Culling objects from the view before you render the scene is probably the most important step. So, for those objects which aren't culled and will be rendered, the primary effect on performance will be the setup time to render each object (setting matrices, textures, materials, etc.)

You'll have to do a bit of profiling of your rendering loop if you want to improve performance. Do testing with various size objects to see what works with your program. For smaller objects, you'll lose time setting up each render. For larger objects which are only partially within the frustum, you'll lose time rendering triangles that get partially processed and then culled if they're not in the frustum. It's a tradeoff.
Quote:
using fog to hide far end of the frustum, For rendering a clear day also, would fog be helpful (by probably changing the fog color)

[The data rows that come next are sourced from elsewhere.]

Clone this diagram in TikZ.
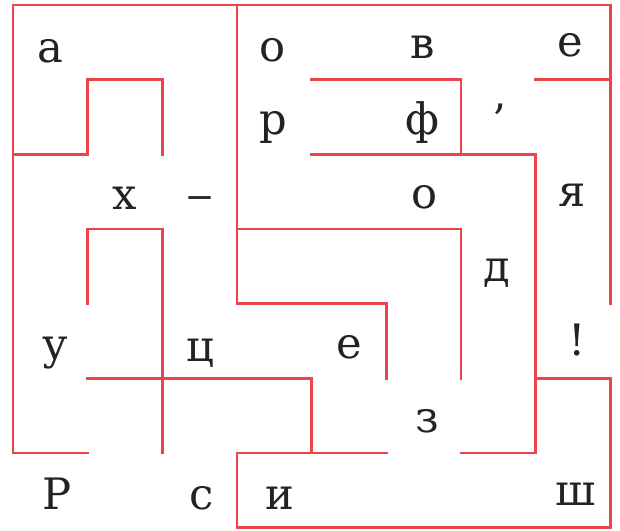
\documentclass[tikz,border=0pt]{standalone}
\usepackage{fontspec}
\setmainfont{DejaVu Serif}
\definecolor{mazered}{RGB}{232,70,74}
\definecolor{ink}{RGB}{35,35,35}
\tikzset{
  wall/.style={draw=mazered, line width=1pt, line cap=rect, line join=miter},
  letter/.style={anchor=base, inner sep=0pt, text=ink, font=\fontsize{16.5}{16.5}\selectfont},
  punct/.style={anchor=center, inner sep=0pt, text=ink, font=\fontsize{16.5}{16.5}\selectfont}
}
\begin{document}
\begin{tikzpicture}[x=1cm, y=-1cm]
\useasboundingbox (-0.174,-0.067) rectangle (8.131,7.041);
% outer walls
\draw[wall] (0,6) -- (1,6);
\draw[wall] (0,6) -- (0,0) -- (8,0) -- (8,4);
\draw[wall] (7,5) -- (8,5) -- (8,7) -- (3,7) -- (3,6) -- (5,6);
% inner walls
\draw[wall] (0,2) -- (1,2) -- (1,1) -- (2,1) -- (2,2);
\draw[wall] (1,4) -- (1,3) -- (2,3) -- (2,6);
\draw[wall] (1,5) -- (4,5) -- (4,6);
\draw[wall] (3,0) -- (3,4) -- (5,4) -- (5,5);
\draw[wall] (3,3) -- (6,3) -- (6,5);
\draw[wall] (4,1) -- (6,1) -- (6,2);
\draw[wall] (4,2) -- (7,2) -- (7,6) -- (6,6);
\draw[wall] (7,1) -- (8,1);
% letters
\node[letter] (a1) at (0.50,0.776) {а};
\node[letter] (o1) at (3.47,0.763) {о};
\node[letter] (v1) at (5.49,0.723) {в};
\node[letter] (e1) at (7.46,0.696) {е};
\node[letter] (r1) at (3.49,1.74) {р};
\node[letter] (f1) at (5.48,1.74) {ф};
\node[punct] (ap) at (6.52,1.54) {’};
\node[letter] (h1) at (1.50,2.74) {х};
\node[letter, xscale=1.25] (da) at (2.505,2.74) {–};
\node[letter] (o2) at (5.51,2.72) {о};
\node[letter] (ya) at (7.49,2.70) {я};
\node[letter] (d1) at (6.48,3.71) {д};
\node[letter] (u1) at (0.56,4.75) {у};
\node[letter] (c1) at (2.505,4.77) {ц};
\node[letter] (e2) at (4.51,4.73) {е};
\node[letter] (ex) at (7.56,4.69) {!};
\node[letter] (z1) at (5.55,5.72) {з};
\node[letter] (R1) at (0.59,6.76) {Р};
\node[letter] (s1) at (2.53,6.76) {с};
\node[letter] (i1) at (3.58,6.76) {и};
\node[letter] (sh) at (7.54,6.71) {ш};
\end{tikzpicture}
\end{document}
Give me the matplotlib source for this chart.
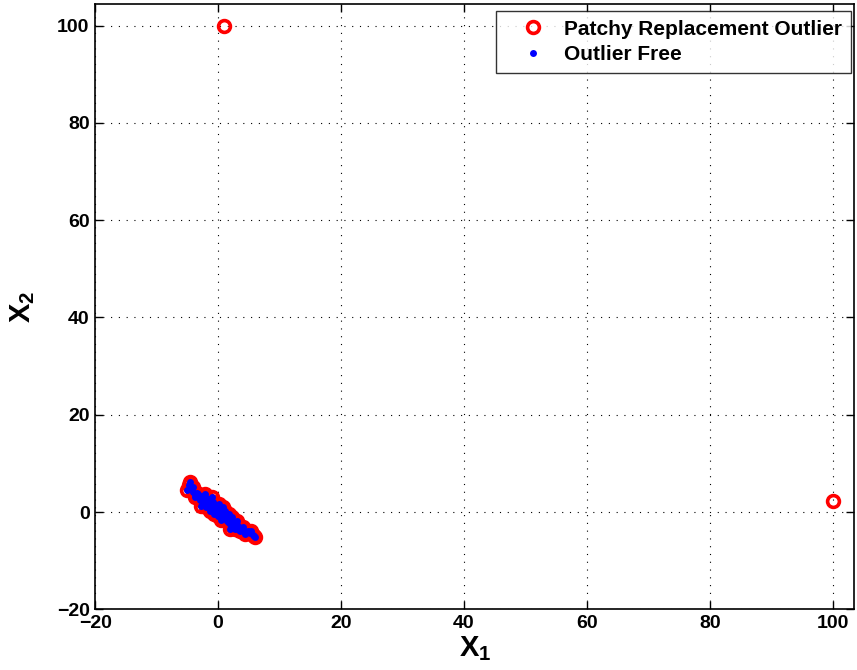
import numpy as np
import matplotlib.pyplot as plt

plt.rcParams['font.family'] = ['Liberation Sans', 'DejaVu Sans']
plt.rcParams['font.weight'] = 'bold'
plt.rcParams['mathtext.fontset'] = 'custom'
plt.rcParams['mathtext.rm'] = 'Liberation Sans:bold'
plt.rcParams['mathtext.bf'] = 'Liberation Sans:bold'

# --- data ---
clean_x = [-4.6, -5.0, -4.3, -4.0, -3.7, -3.3, -3.0, -2.6, -2.3, -2.0,
           -1.8, -1.5, -1.2, -1.0, -0.8, -0.5, -0.3, -0.1, 0.0, 0.2,
           0.4, 0.6, 0.8, 1.0, 1.2, 1.4, 1.6, 1.9, 2.1, 2.3,
           2.6, 2.8, 3.0, 3.3, 3.5, 3.8, 4.1, 4.4, 4.8, 5.2,
           5.6, 6.0, -0.6, 0.1, -1.3, 1.1, -2.8, 2.0, -0.2, 0.5,
           -4.8, -4.1, -3.5, -2.2, -1.6, -0.9, -0.4, 0.3, 0.7, 1.3,
           1.7, 2.4, 2.9, 3.4, 4.0, 4.6, 5.4, -3.8, -1.1, 0.9,
           1.5, 2.2, -2.5, -0.7, 0.0, 3.1, 4.3, 5.8, -1.9, 1.8]
clean_y = [6.2, 4.5, 5.0, 4.2, 3.0, 3.8, 2.5, 3.2, 2.0, 2.8,
           1.5, 2.2, 1.0, 3.0, 1.8, 0.5, 1.2, -0.3, 0.8, -0.8,
           0.2, -0.5, 1.0, -1.2, -0.2, -1.8, -0.9, -1.5, -2.6, -1.0,
           -2.2, -3.5, -1.8, -2.8, -4.0, -3.2, -3.8, -4.6, -3.9, -4.4,
           -4.8, -5.1, -0.4, 1.6, 0.2, 0.3, 1.2, -3.4, 0.0, -1.6,
           5.6, 5.2, 4.0, 3.6, 2.6, 2.0, 0.0, -0.1, 0.6, -1.0,
           -2.2, -3.0, -2.5, -3.6, -3.0, -4.2, -4.0, 3.4, 1.6, -0.6,
           -1.3, -1.8, 2.4, 0.9, -0.9, -3.3, -4.3, -4.9, 1.1, -0.4]

outlier_x = [1.0, 100.0]
outlier_y = [100.0, 2.2]

patchy_x = clean_x + outlier_x
patchy_y = clean_y + outlier_y

fig = plt.figure(figsize=(8.57, 6.7), dpi=100)
ax = fig.add_axes([0.111, 0.0906, 0.886, 0.904])

ax.plot(patchy_x, patchy_y, 'o', color='none', markeredgecolor='red',
        markersize=8.5, markeredgewidth=2.6, label='Patchy Replacement Outlier')
ax.plot(clean_x, clean_y, 'o', color='blue', markersize=5,
        markeredgewidth=0, label='Outlier Free')

ax.set_xlim(-20, 103.5)
ax.set_ylim(-20, 104.5)
ax.set_xticks(np.arange(-20, 101, 20))
ax.set_yticks(np.arange(-20, 101, 20))
ax.grid(True, color='black', linestyle=(0, (1, 6)), linewidth=0.8)
ax.tick_params(direction='in', top=True, right=True, labelsize=14,
               length=6, width=1, pad=4)
for lab in ax.get_xticklabels() + ax.get_yticklabels():
    lab.set_fontweight('bold')
for s in ax.spines.values():
    s.set_linewidth(1.2)

ax.set_xlabel(r'$\mathbf{X}_{\mathbf{1}}$', fontsize=21, labelpad=2)
ax.set_ylabel(r'$\mathbf{X}_{\mathbf{2}}$', fontsize=21, labelpad=14)

leg = ax.legend(loc='upper right', bbox_to_anchor=(851 / 857, 1 - 11 / 670),
                bbox_transform=fig.transFigure, frameon=True, fancybox=False,
                edgecolor='black', borderaxespad=0, borderpad=0.42,
                handlelength=2.7, handletextpad=0.15, labelspacing=0.3,
                prop={'weight': 'bold', 'size': 15})
leg.get_frame().set_linewidth(1.0)

fig.savefig('out.png', dpi=100)
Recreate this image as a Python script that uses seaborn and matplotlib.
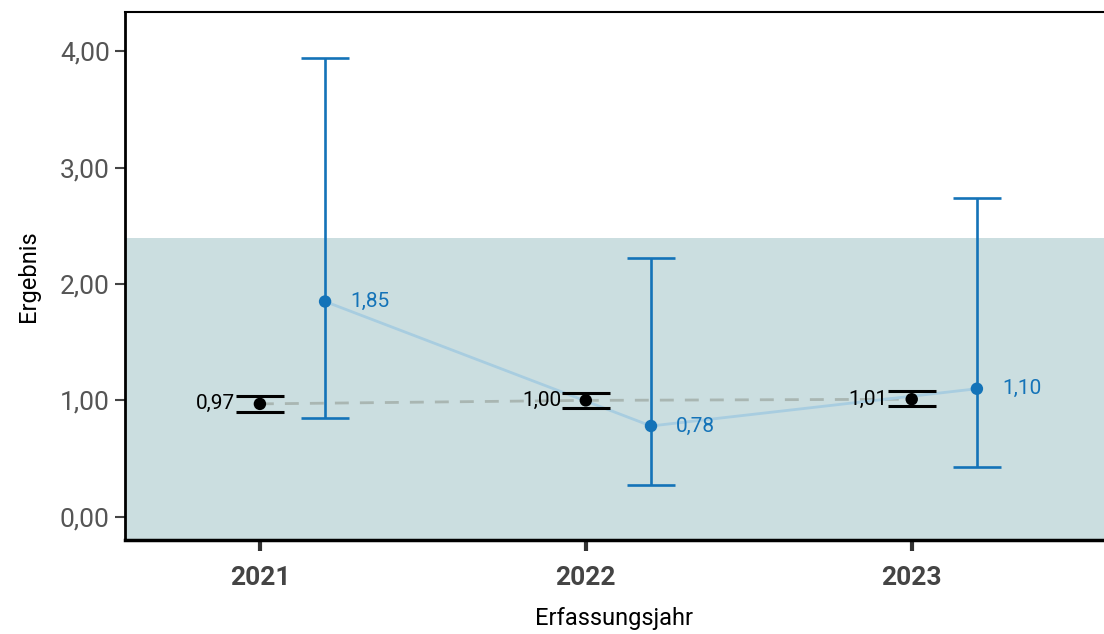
import matplotlib
matplotlib.use("Agg")
import matplotlib.pyplot as plt
import seaborn as sns
import pandas as pd
import numpy as np

years = ["2021", "2022", "2023"]
ref_values = [0.97, 1.00, 1.01]
ref_lower = [0.90, 0.935, 0.95]
ref_upper = [1.04, 1.06, 1.08]
values = [1.85, 0.78, 1.10]
lower = [0.85, 0.27, 0.43]
upper = [3.94, 2.22, 2.74]
ref_labels = ["0,97", "1,00", "1,01"]
labels = ["1,85", "0,78", "1,10"]
yticks = [0, 1, 2, 3, 4]
ytick_labels = ["0,00", "1,00", "2,00", "3,00", "4,00"]
band_upper = 2.40

sns.set_theme(style="white")
plt.rcParams['font.family'] = ['Roboto', 'DejaVu Sans']

fig = plt.figure(figsize=(11.04, 6.34), dpi=100)
ax = fig.add_axes([0.1132, 0.1483, 0.8868, 0.833])

x = np.arange(len(years))
off = 0.2
ref_df = pd.DataFrame({"x": x, "y": ref_values})
df = pd.DataFrame({"x": x + off, "y": values})

ymin, ymax = -0.2, 4.34
ax.axhspan(ymin, band_upper, color="#cbdee0", zorder=0, lw=0)

sns.lineplot(data=ref_df, x="x", y="y", ax=ax, color="#a9b6b2", lw=2,
             linestyle=(0, (5, 4)), zorder=2)
sns.lineplot(data=df, x="x", y="y", ax=ax, color="#a8cde0", lw=2, zorder=2)

ax.errorbar(x, ref_values,
            yerr=[np.array(ref_values) - np.array(ref_lower), np.array(ref_upper) - np.array(ref_values)],
            fmt="none", ecolor="black", elinewidth=0, capsize=17.5, capthick=2.2, zorder=3)
ax.errorbar(x + off, values,
            yerr=[np.array(values) - np.array(lower), np.array(upper) - np.array(values)],
            fmt="none", ecolor="#1473b8", elinewidth=1.9, capsize=17, capthick=1.9, zorder=3)

sns.scatterplot(data=ref_df, x="x", y="y", ax=ax, color="black", s=80, zorder=4, edgecolor="none")
sns.scatterplot(data=df, x="x", y="y", ax=ax, color="#1473b8", s=80, zorder=4, edgecolor="none")

for i in range(len(years)):
    ax.text(x[i] - 0.075, ref_values[i], ref_labels[i], ha="right", va="center",
            fontsize=15, color="black", zorder=5)
    ax.text(x[i] + off + 0.077, values[i], labels[i], ha="left", va="center",
            fontsize=15, color="#1473b8", zorder=5)

ax.set_xlim(-0.414, 2.59)
ax.set_ylim(ymin, ymax)
ax.set_xticks(x)
ax.set_xticklabels(years, fontsize=19, fontweight="bold", color="#444444")
ax.set_yticks(yticks)
ax.set_yticklabels(ytick_labels, fontsize=19, color="#555555")
ax.tick_params(axis="y", length=7, width=1.5, color="#444444", left=True, pad=4)
ax.tick_params(axis="x", length=8, width=3, color="#333333", bottom=True, pad=11)
ax.set_xlabel("Erfassungsjahr", fontsize=17, color="black", labelpad=12)
ax.set_ylabel("Ergebnis", fontsize=17, color="black", labelpad=14)

for s in ["left", "bottom", "top"]:
    ax.spines[s].set_visible(True)
    ax.spines[s].set_color("black")
ax.spines["left"].set_linewidth(2)
ax.spines["bottom"].set_linewidth(2.5)
ax.spines["top"].set_linewidth(1.5)
ax.spines["right"].set_visible(False)

fig.savefig("out.png", dpi=100)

Anything that reduces the number of triangles being drawn will help. And there really isn't a "clear" day. There's always atmospheric haze, due to moisture, dust, etc., so you always have an excuse to use fog. A "clear" day is just a day when the far-plane of the frustum is farther away from the near-plane. Yes, the color of the fog is usually a color that closely matches the "sky" so that far objects just "disappear," appearing to become "sky."

Just to make it clear, the reason for using fog, besides adding some nice realism to the scene, is to cull objects from rendering which are beyond a certain distance.